- Fjelldal Chapel
- 68°32′53″N 16°30′56″E﻿ / ﻿68.54811806°N 16.5155335°E
- Location: Tjeldsund Municipality, Troms
- Country: Norway
- Denomination: Church of Norway
- Churchmanship: Evangelical Lutheran

History
- Status: Chapel
- Founded: 1960
- Consecrated: 1960

Architecture
- Functional status: Active
- Architect: Birger Stoltenberg
- Architectural type: Long church
- Completed: 1960 (66 years ago)

Specifications
- Capacity: 140
- Materials: Wood

Administration
- Diocese: Nord-Hålogaland
- Deanery: Trondenes prosti
- Parish: Tjeldsund
- Type: Church
- Status: Not protected
- ID: 84148

= Fjelldal Chapel =

Fjelldal Chapel (Fjelldal kapell) is a chapel of the Church of Norway in Tjeldsund Municipality in Troms county, Norway.
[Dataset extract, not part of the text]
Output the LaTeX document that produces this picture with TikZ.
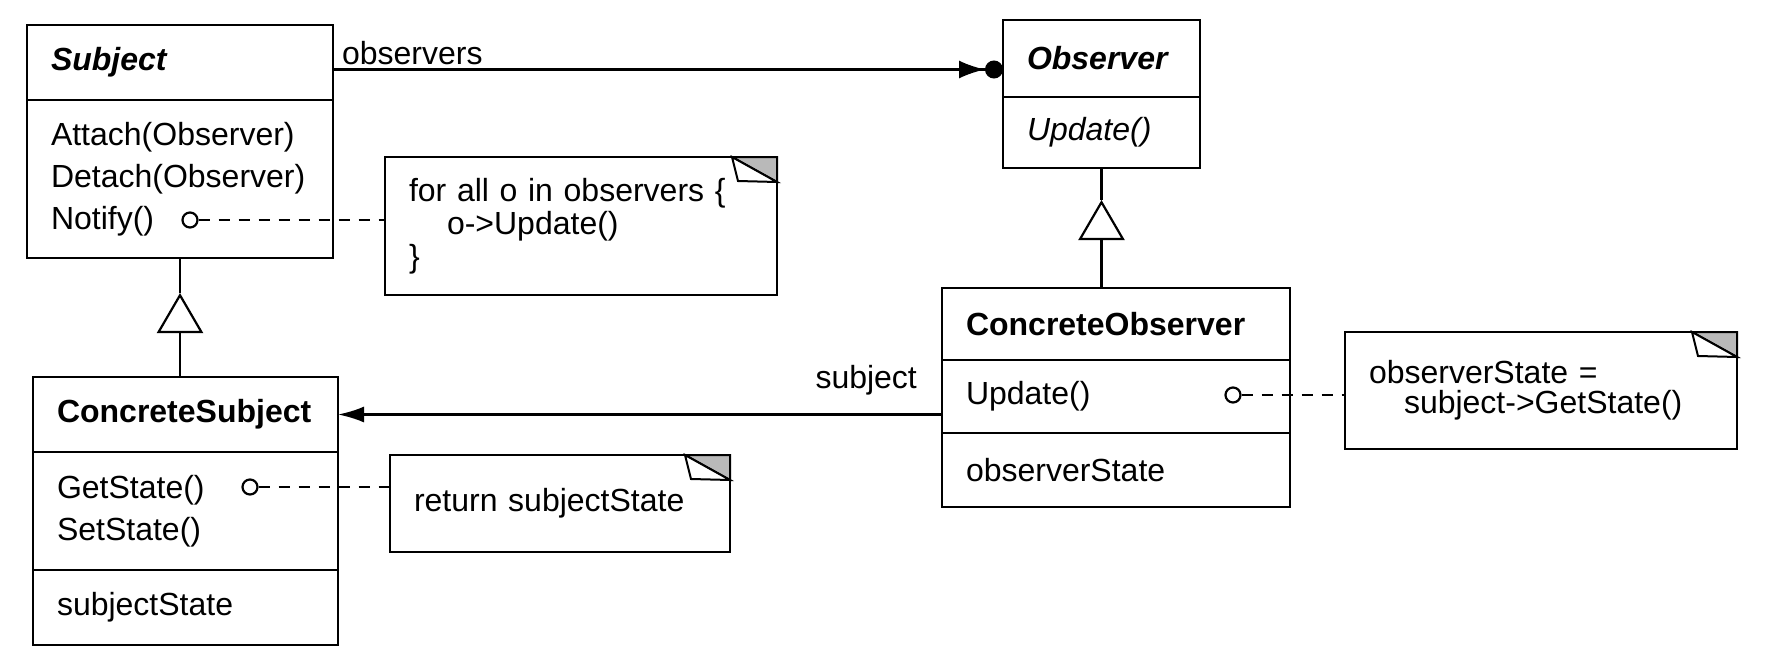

It is located in the village of Fjelldal. It is an annex chapel in the Tjeldsund parish which is part of the Trondenes prosti (deanery) in the Diocese of Nord-Hålogaland. The white, wooden chapel was built in a long church style in 1960, using plans drawn up by the architect Birger Stoltenberg. The chapel seats about 140 people.